**WHAT IS BEING ASKED**
Print the lines of the data, starting with the first, up to and including the line where "108.5, bottom: 341" appears.

**PROVIDED DATA**
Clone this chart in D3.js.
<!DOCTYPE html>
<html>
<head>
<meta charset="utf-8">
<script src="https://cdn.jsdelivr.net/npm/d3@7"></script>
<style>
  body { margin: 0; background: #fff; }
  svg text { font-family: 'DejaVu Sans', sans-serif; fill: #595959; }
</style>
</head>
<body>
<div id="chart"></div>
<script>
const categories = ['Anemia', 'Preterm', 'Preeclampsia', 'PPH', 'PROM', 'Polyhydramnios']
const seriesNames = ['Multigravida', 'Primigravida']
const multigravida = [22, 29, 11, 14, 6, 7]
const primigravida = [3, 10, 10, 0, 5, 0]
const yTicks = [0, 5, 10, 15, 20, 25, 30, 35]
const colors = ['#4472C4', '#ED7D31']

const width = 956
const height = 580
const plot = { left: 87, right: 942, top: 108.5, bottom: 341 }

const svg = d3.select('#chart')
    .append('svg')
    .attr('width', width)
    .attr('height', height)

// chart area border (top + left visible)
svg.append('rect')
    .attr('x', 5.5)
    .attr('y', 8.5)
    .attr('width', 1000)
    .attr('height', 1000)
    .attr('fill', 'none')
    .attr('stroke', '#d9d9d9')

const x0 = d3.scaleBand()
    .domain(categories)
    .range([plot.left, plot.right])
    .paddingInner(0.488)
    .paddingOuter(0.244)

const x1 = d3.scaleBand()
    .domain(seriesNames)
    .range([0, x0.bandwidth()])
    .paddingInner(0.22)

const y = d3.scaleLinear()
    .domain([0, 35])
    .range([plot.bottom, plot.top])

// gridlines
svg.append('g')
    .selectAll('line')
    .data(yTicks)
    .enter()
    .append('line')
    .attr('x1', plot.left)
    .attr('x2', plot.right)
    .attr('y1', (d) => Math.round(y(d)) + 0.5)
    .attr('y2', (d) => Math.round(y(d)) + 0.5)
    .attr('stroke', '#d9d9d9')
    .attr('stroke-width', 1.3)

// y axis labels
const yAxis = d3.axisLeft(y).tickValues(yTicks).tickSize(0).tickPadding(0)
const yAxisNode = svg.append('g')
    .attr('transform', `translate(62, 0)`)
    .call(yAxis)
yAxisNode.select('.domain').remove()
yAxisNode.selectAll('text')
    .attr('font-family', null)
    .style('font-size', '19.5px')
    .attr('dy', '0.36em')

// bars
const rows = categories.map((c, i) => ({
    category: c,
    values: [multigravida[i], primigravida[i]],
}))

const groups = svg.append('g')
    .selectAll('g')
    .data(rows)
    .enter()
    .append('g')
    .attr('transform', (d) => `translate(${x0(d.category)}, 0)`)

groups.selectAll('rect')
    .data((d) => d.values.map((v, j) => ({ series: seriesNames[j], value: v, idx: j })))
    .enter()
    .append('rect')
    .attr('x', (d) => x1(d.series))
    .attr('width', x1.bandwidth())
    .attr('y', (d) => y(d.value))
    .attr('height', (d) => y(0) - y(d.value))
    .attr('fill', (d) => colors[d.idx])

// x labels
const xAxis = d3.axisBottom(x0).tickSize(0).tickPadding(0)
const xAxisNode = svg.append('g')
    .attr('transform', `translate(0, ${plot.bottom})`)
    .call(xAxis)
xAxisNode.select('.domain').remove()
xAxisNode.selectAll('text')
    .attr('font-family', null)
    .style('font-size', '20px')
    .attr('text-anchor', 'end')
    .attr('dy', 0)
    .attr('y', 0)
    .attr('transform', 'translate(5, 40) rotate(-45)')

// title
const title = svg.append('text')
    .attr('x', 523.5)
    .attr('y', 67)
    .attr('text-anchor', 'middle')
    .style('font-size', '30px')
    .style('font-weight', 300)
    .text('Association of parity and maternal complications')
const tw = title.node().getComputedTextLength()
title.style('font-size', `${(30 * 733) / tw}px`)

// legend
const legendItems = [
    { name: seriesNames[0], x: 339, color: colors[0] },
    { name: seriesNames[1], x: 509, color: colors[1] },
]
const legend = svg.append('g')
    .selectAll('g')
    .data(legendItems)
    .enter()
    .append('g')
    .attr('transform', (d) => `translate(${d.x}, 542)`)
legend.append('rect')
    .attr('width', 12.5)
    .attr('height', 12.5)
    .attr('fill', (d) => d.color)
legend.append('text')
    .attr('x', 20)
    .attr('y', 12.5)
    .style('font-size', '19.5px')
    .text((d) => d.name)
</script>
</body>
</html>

**THE RESULT**
Clone this chart in D3.js.
<!DOCTYPE html>
<html>
<head>
<meta charset="utf-8">
<script src="https://cdn.jsdelivr.net/npm/d3@7"></script>
<style>
  body { margin: 0; background: #fff; }
  svg text { font-family: 'DejaVu Sans', sans-serif; fill: #595959; }
</style>
</head>
<body>
<div id="chart"></div>
<script>
const categories = ['Anemia', 'Preterm', 'Preeclampsia', 'PPH', 'PROM', 'Polyhydramnios']
const seriesNames = ['Multigravida', 'Primigravida']
const multigravida = [22, 29, 11, 14, 6, 7]
const primigravida = [3, 10, 10, 0, 5, 0]
const yTicks = [0, 5, 10, 15, 20, 25, 30, 35]
const colors = ['#4472C4', '#ED7D31']

const width = 956
const height = 580
const plot = { left: 87, right: 942, top: 108.5, bottom: 341 }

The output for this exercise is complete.